This chapter describes the filter algorithms that can be applied before compression. The purpose of these filters is to prepare the image data for optimum compression.

6.1. Filter types

PNG filter method 0 defines five basic filter types:

   Type    Name
   
   0       None
   1       Sub
   2       Up
   3       Average
   4       Paeth

(Note that filter method 0 in IHDR specifies exactly this set of five filter types. If the set of filter types is ever extended, a different filter method number will be assigned to the extended set, so that decoders need not decompress the data to discover that it contains unsupported filter types.)

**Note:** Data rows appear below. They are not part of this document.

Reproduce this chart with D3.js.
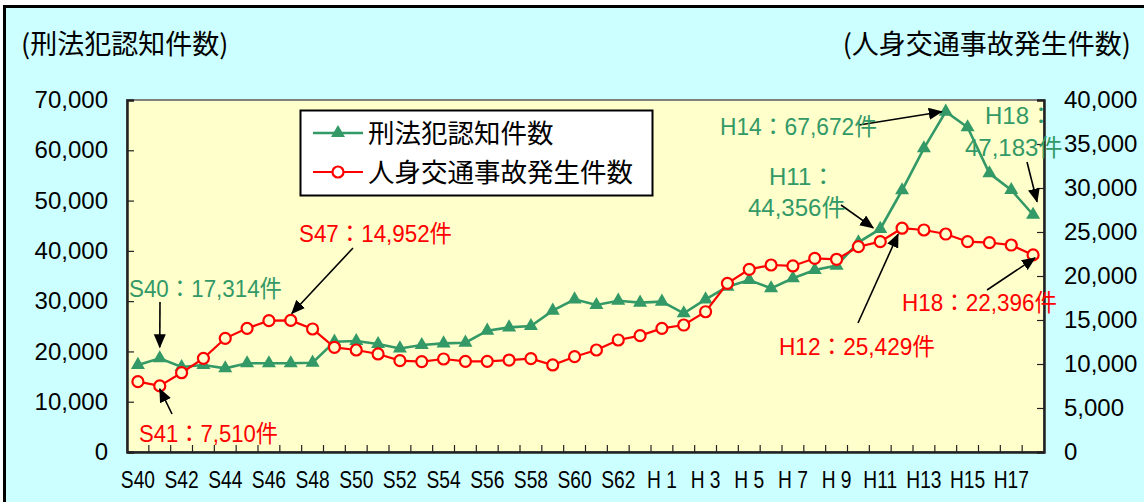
<!DOCTYPE html>
<meta charset="utf-8">
<head>
    <script src="https://d3js.org/d3.v7.min.js"></script>
</head>
<style>
    body { margin: 0; background: #fff; }
    svg text { font-family: "Liberation Sans", Arial, "Noto Sans CJK JP", sans-serif; }
    .jp { font-family: "Noto Sans CJK JP", sans-serif; }
</style>
<body>
<svg width="1144" height="502"></svg>
<script>

// years S40 .. H18
var categories = ["S40","S41","S42","S43","S44","S45","S46","S47","S48","S49",
                  "S50","S51","S52","S53","S54","S55","S56","S57","S58","S59",
                  "S60","S61","S62","S63","H1","H2","H3","H4","H5","H6",
                  "H7","H8","H9","H10","H11","H12","H13","H14","H15","H16",
                  "H17","H18"];

// tick labels shown under every other year
var tickLabels = ["S40","S42","S44","S46","S48","S50","S52","S54","S56","S58",
                  "S60","S62","H 1","H 3","H 5","H 7","H 9","H11","H13","H15","H17"];

// 刑法犯認知件数 (left axis)
var crime = [17314, 18630, 16900, 17300, 16640, 17640, 17640, 17640, 17760, 21940,
             22070, 21480, 20600, 21280, 21610, 21740, 24130, 24790, 25060, 28100,
             30360, 29230, 30090, 29700, 29900, 27580, 30360, 32870, 34200, 32550,
             34540, 36190, 37060, 41700, 44356, 52050, 60390, 67672, 64570, 55420,
             52100, 47183];

// 人身交通事故発生件数 (right axis)
var traffic = [7990, 7510, 9010, 10640, 12920, 14050, 14920, 14952, 13980, 11890,
               11590, 11140, 10380, 10270, 10570, 10300, 10300, 10450, 10610, 9890,
               10830, 11590, 12730, 13220, 14050, 14430, 15940, 19170, 20760, 21250,
               21140, 22010, 21900, 23330, 23900, 25429, 25230, 24770, 23900, 23790,
               23520, 22396];

var leftTicks = [0, 10000, 20000, 30000, 40000, 50000, 60000, 70000];
var rightTicks = [0, 5000, 10000, 15000, 20000, 25000, 30000, 35000, 40000];

var green = "#339966", red = "#ff0000";

// callouts: text, colour, where the label sits, and which point the arrow hits
var notes = [
    {lines: ["S40：17,314件"], color: green, x: 129, y: [289], w: 153, tail: [160, 302], series: "crime", i: 1, dx: 0, dy: -11},
    {lines: ["S41：7,510件"], color: red, x: 139, y: [434], w: 139, tail: [172, 414], series: "traffic", i: 1, dx: 0, dy: 3},
    {lines: ["S47：14,952件"], color: red, x: 299, y: [234], w: 153, tail: [353, 248], series: "traffic", i: 7, dx: 1, dy: -7},
    {lines: ["H11：", "44,356件"], color: green, x: [769, 748], y: [177, 208], tail: [841, 205], series: "crime", i: 34, dx: -7, dy: -1},
    {lines: ["H14：67,672件"], color: green, x: 720, y: [127], w: 157, tail: [859, 125], series: "crime", i: 37, dx: -4, dy: 0},
    {lines: ["H18：", "47,183件"], color: green, x: [985, 965], y: [116, 148], tail: [1027, 162], series: "crime", i: 41, dx: 4, dy: -13},
    {lines: ["H12：25,429件"], color: red, x: 779, y: [347], w: 156, tail: [858, 323], series: "traffic", i: 35, dx: -4, dy: 6},
    {lines: ["H18：22,396件"], color: red, x: 902, y: [303], w: 155, tail: [987, 290], series: "traffic", i: 41, dx: 2, dy: 3}
];

var svg = d3.select("svg");
var plotL = 127, plotR = 1044, plotT = 100, plotB = 452;

// outer frame
svg.append("rect")
    .attr("x", 4.5).attr("y", 6.5)
    .attr("width", 1200).attr("height", 600)
    .attr("fill", "#ccffff").attr("stroke", "#000").attr("stroke-width", 3);

// plot area
svg.append("rect")
    .attr("x", plotL).attr("y", plotT)
    .attr("width", plotR - plotL).attr("height", plotB - plotT)
    .attr("fill", "#ffffcc").attr("stroke", "#808080").attr("stroke-width", 2);

var x = d3.scaleBand().domain(categories).range([plotL, plotR]).padding(0);
var yL = d3.scaleLinear().domain([0, 70000]).range([plotB, plotT]);
var yR = d3.scaleLinear().domain([0, 40000]).range([plotB, plotT]);
var cx = function(c) { return x(c) + x.bandwidth() / 2; };

// axis titles
svg.append("text").attr("class", "jp")
    .attr("x", 21).attr("y", 44).attr("dy", "0.36em")
    .attr("font-size", 27).attr("fill", "#000")
    .text("(刑法犯認知件数)");
svg.append("text").attr("class", "jp")
    .attr("x", 1131).attr("y", 44).attr("dy", "0.36em")
    .attr("text-anchor", "end")
    .attr("font-size", 27).attr("fill", "#000")
    .text("(人身交通事故発生件数)");

// left axis
var gL = svg.append("g")
    .attr("transform", "translate(" + plotL + ",0)")
    .call(d3.axisLeft(yL).tickValues(leftTicks).tickSize(-7).tickPadding(19)
        .tickFormat(d3.format(",")));

// right axis
var gR = svg.append("g")
    .attr("transform", "translate(" + plotR + ",0)")
    .call(d3.axisRight(yR).tickValues(rightTicks).tickSize(-7).tickPadding(20)
        .tickFormat(d3.format(",")));

// bottom axis, labels on every other year
var tickCats = categories.filter(function(c, i) { return i % 2 === 0; });
var gB = svg.append("g")
    .attr("transform", "translate(0," + plotB + ")")
    .call(d3.axisBottom(x).tickValues(tickCats).tickSize(0).tickPadding(19)
        .tickFormat(function(c, i) { return tickLabels[i]; }));

// tick marks at the year boundaries
var bounds = categories.map(function(c) { return x(c); }).slice(1);
svg.append("g").selectAll("line")
    .data(bounds)
    .join("line")
    .attr("x1", function(d) { return d; }).attr("x2", function(d) { return d; })
    .attr("y1", plotB).attr("y2", plotB - 7)
    .attr("stroke", "#222").attr("stroke-width", 1.2);

[gL, gR, gB].forEach(function(g) {
    g.selectAll(".domain").attr("stroke", "#222").attr("stroke-width", 2.5);
    g.selectAll(".tick line").attr("stroke", "#222").attr("stroke-width", 1.2);
    g.selectAll("text")
        .attr("font-size", 24)
        .attr("fill", "#000")
        .attr("font-family", "'Liberation Sans', Arial, sans-serif");
});
gB.selectAll("text").each(function() {
    var w = this.getComputedTextLength();
    this.setAttribute("textLength", w * 0.8);
    this.setAttribute("lengthAdjust", "spacingAndGlyphs");
});

// series
var lineL = d3.line().x(function(d, i) { return cx(categories[i]); }).y(function(d) { return yL(d); });
var lineR = d3.line().x(function(d, i) { return cx(categories[i]); }).y(function(d) { return yR(d); });
var tri = d3.symbol().type(d3.symbolTriangle).size(85);

svg.append("path").datum(crime)
    .attr("d", lineL).attr("fill", "none")
    .attr("stroke", green).attr("stroke-width", 2.6);
svg.append("g").selectAll("path")
    .data(crime)
    .join("path")
    .attr("d", tri)
    .attr("transform", function(d, i) { return "translate(" + cx(categories[i]) + "," + yL(d) + ")"; })
    .attr("fill", green);

svg.append("path").datum(traffic)
    .attr("d", lineR).attr("fill", "none")
    .attr("stroke", red).attr("stroke-width", 2.2);
svg.append("g").selectAll("circle")
    .data(traffic)
    .join("circle")
    .attr("cx", function(d, i) { return cx(categories[i]); })
    .attr("cy", function(d) { return yR(d); })
    .attr("r", 5.5)
    .attr("fill", "#ffffcc").attr("stroke", red).attr("stroke-width", 2.2);

// legend
var lg = svg.append("g");
lg.append("rect")
    .attr("x", 300.5).attr("y", 110.5).attr("width", 352).attr("height", 85)
    .attr("fill", "#fff").attr("stroke", "#000").attr("stroke-width", 2);
var legendRows = [
    {name: "刑法犯認知件数", color: green, y: 133, mark: "tri"},
    {name: "人身交通事故発生件数", color: red, y: 172, mark: "circle"}
];
legendRows.forEach(function(r) {
    lg.append("line")
        .attr("x1", 313).attr("x2", 363).attr("y1", r.y).attr("y2", r.y)
        .attr("stroke", r.color).attr("stroke-width", r.mark === "tri" ? 2.6 : 2.2);
    if (r.mark === "tri") {
        lg.append("path").attr("d", tri)
            .attr("transform", "translate(338," + r.y + ")")
            .attr("fill", r.color);
    } else {
        lg.append("circle").attr("cx", 338).attr("cy", r.y).attr("r", 5.5)
            .attr("fill", "#fff").attr("stroke", r.color).attr("stroke-width", 2.2);
    }
    lg.append("text").attr("class", "jp")
        .attr("x", 368).attr("y", r.y).attr("dy", "0.36em")
        .attr("font-size", 26.5).attr("fill", "#000")
        .text(r.name);
});

// callouts
svg.append("defs").append("marker")
    .attr("id", "head")
    .attr("markerUnits", "userSpaceOnUse")
    .attr("markerWidth", 14).attr("markerHeight", 12)
    .attr("refX", 13).attr("refY", 6)
    .attr("orient", "auto")
    .append("path").attr("d", "M0,0 L14,6 L0,12 Z").attr("fill", "#000");

var ng = svg.append("g");
notes.forEach(function(n) {
    var v = n.series === "crime" ? crime[n.i] : traffic[n.i];
    var py = n.series === "crime" ? yL(v) : yR(v);
    var px = cx(categories[n.i]);
    ng.append("line")
        .attr("x1", n.tail[0]).attr("y1", n.tail[1])
        .attr("x2", px + n.dx).attr("y2", py + n.dy)
        .attr("stroke", "#000").attr("stroke-width", 1.6)
        .attr("marker-end", "url(#head)");
    n.lines.forEach(function(s, k) {
        var t = ng.append("text")
            .attr("x", Array.isArray(n.x) ? n.x[k] : n.x)
            .attr("y", n.y[k]).attr("dy", "0.35em")
            .attr("font-size", 24).attr("fill", n.color)
            .text(s);
        if (n.w) t.attr("textLength", n.w).attr("lengthAdjust", "spacingAndGlyphs");
    });
});

</script>
</body>
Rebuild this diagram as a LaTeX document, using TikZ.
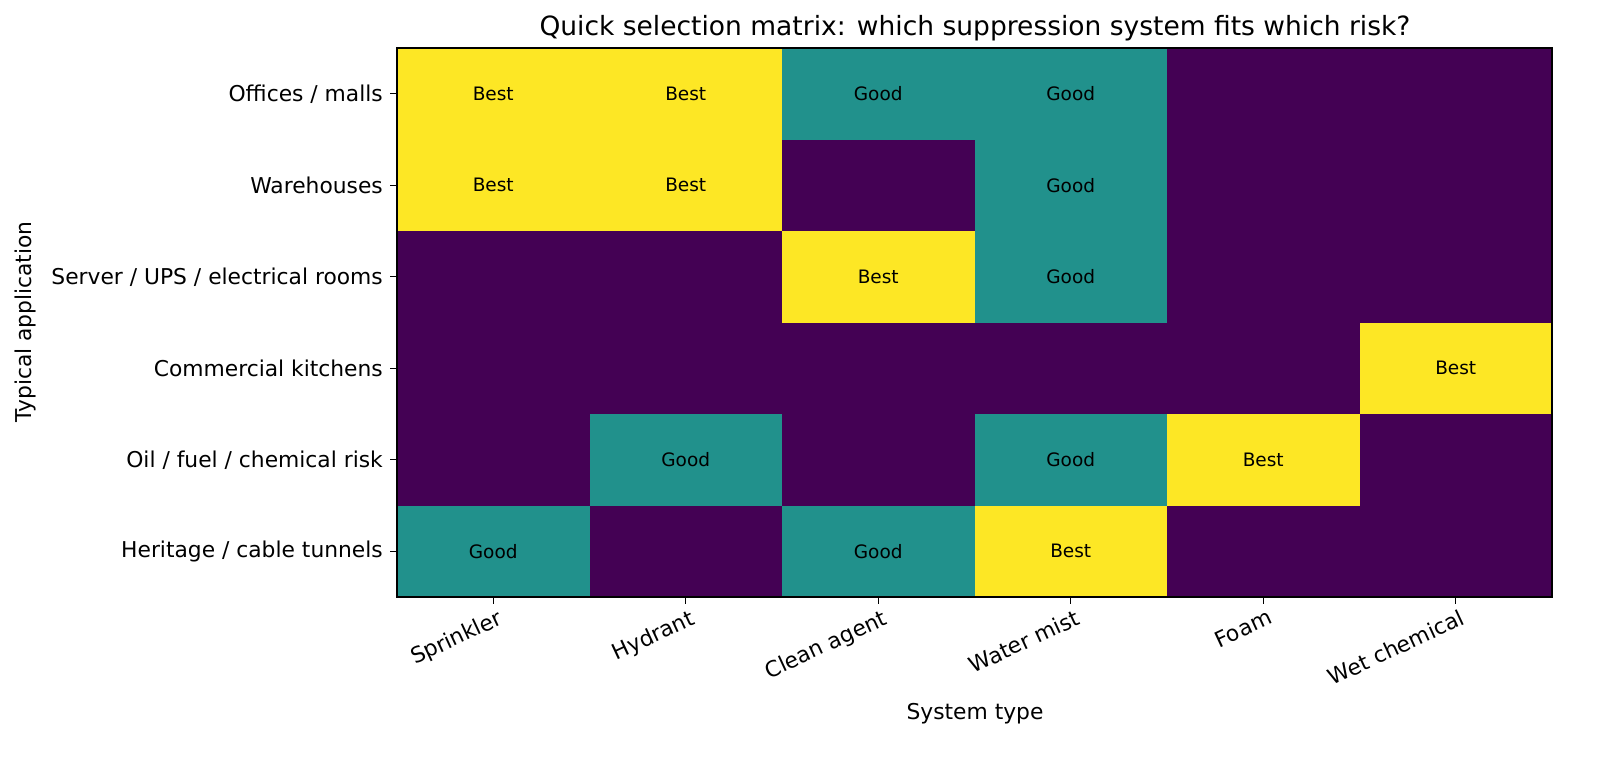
\documentclass[tikz,border=0pt]{standalone}
\usepackage{fontspec}
\setmainfont{DejaVu Sans}
\definecolor{vy}{HTML}{FDE725}
\definecolor{vt}{HTML}{21918C}
\definecolor{vp}{HTML}{440154}
\begin{document}
\begin{tikzpicture}[x=1pt,y=-1pt,
  cell/.style={font=\fontsize{18.5}{18.5}\selectfont},
  tick/.style={font=\fontsize{21.8}{22}\selectfont}]
\useasboundingbox (0,0) rectangle (1600,757);
\def\cw{192.5}\def\rh{91.5}
\foreach \row [count=\r from 0] in {{2,2,1,1,0,0},{2,2,0,1,0,0},{0,0,2,1,0,0},{0,0,0,0,0,2},{0,1,0,1,2,0},{1,0,1,2,0,0}}{%
  \foreach \v [count=\c from 0] in \row {%
    \pgfmathsetmacro{\xa}{397+\c*\cw}%
    \pgfmathsetmacro{\ya}{48+\r*\rh}%
    \ifcase\v
      \fill[vp] (\xa,\ya) rectangle ++(\cw,\rh);%
    \or
      \fill[vt] (\xa,\ya) rectangle ++(\cw,\rh);%
      \node[cell] (c\r\c) at (\xa+\cw/2,\ya+\rh/2) {Good};%
    \or
      \fill[vy] (\xa,\ya) rectangle ++(\cw,\rh);%
      \node[cell] (c\r\c) at (\xa+\cw/2,\ya+\rh/2) {Best};%
    \fi
  }%
}
\draw[line width=1.2pt] (397,48) rectangle (1552,597);
\foreach \t [count=\i from 0] in {Offices / malls,Warehouses,Server / UPS / electrical rooms,Commercial kitchens,Oil / fuel / chemical risk,Heritage / cable tunnels}{%
  \pgfmathsetmacro{\yy}{48+\rh/2+\i*\rh}%
  \draw[line width=1.2pt] (397,\yy) -- (390,\yy);%
  \node[tick,anchor=east,inner sep=2pt] (y\i) at (385,\yy) {\t};%
}
\foreach \t [count=\i from 0] in {Sprinkler,Hydrant,Clean agent,Water mist,Foam,Wet chemical}{%
  \pgfmathsetmacro{\xx}{397+\cw/2+\i*\cw}%
  \draw[line width=1.2pt] (\xx,597) -- (\xx,604);%
  \node[tick,anchor=north east,rotate=25,inner sep=1pt] (x\i) at (\xx+4,607) {\t};%
}
\node[tick] (xl) at (975,714) {System type};
\node[tick,rotate=90] (yl) at (25,322) {Typical application};
\node[font=\fontsize{26.5}{26}\selectfont] (title) at (975,28) {Quick selection matrix: which suppression system fits which risk?};
\end{tikzpicture}
\end{document}
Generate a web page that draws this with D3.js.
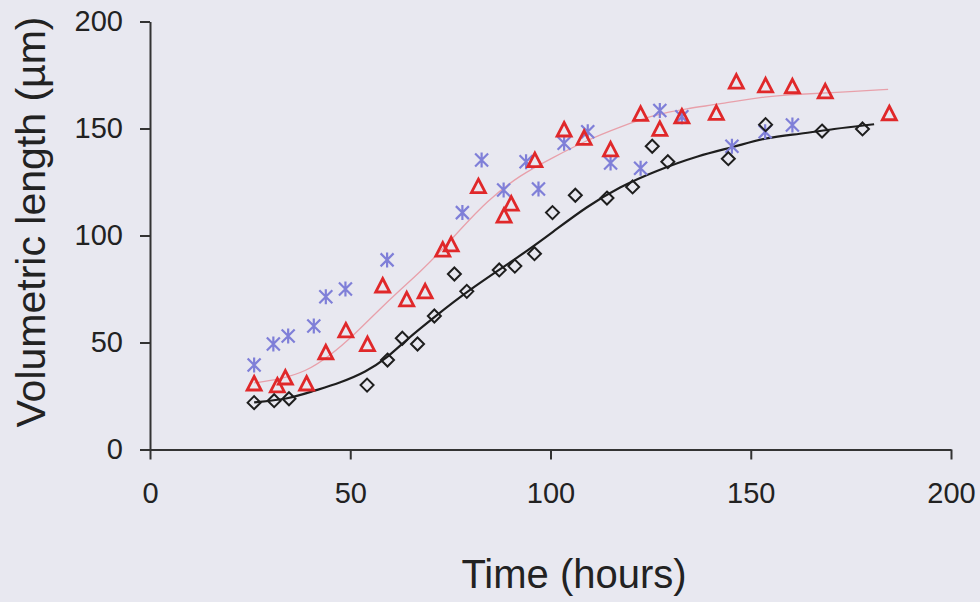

The encoder can choose which of these filter algorithms to apply on a scanline-by-scanline basis. In the image data sent to the compression step, each scanline is preceded by a filter-type byte that specifies the filter algorithm used for that scanline.

Filtering algorithms are applied to bytes, not to pixels, regardless of the bit depth or color type of the image. The filtering algorithms work on the byte sequence formed by a scanline that has been represented as described in Image layout. If the image includes an alpha channel, the alpha data is filtered in the same way as the image data.

When the image is interlaced, each pass of the interlace pattern is treated as an independent image for filtering purposes. The filters work on the byte sequences formed by the pixels actually transmitted during a pass, and the "previous scanline" is the one previously transmitted in the same pass, not the one adjacent in the complete image. Note that the subimage transmitted in any one pass is always rectangular, but is of smaller width and/or height than the complete image. Filtering is not applied when this subimage is empty.

For all filters, the bytes "to the left of" the first pixel in a scanline must be treated as being zero. For filters that refer to the prior scanline, the entire prior scanline must be treated as being zeroes for the first scanline of an image (or of a pass of an interlaced image).

To reverse the effect of a filter, the decoder must use the decoded values of the prior pixel on the same line, the pixel immediately above the current pixel on the prior line, and the pixel just to the left of the pixel above. This implies that at least one scanline's worth of image data will have to be stored by the decoder at all times. Even though some filter types do not refer to the prior scanline, the decoder will always need to store each scanline as it is decoded, since the next scanline might use a filter that refers to it.

PNG imposes no restriction on which filter types can be applied to an image. However, the filters are not equally effective on all types of data. See Recommendations for Encoders: Filter selection.

See also Rationale: Filtering.

6.2. Filter type 0: None

With the None() filter, the scanline is transmitted unmodified; it is necessary only to insert a filter-type byte before the data.

6.3. Filter type 1: Sub

The Sub() filter transmits the difference between each byte and the value of the corresponding byte of the prior pixel.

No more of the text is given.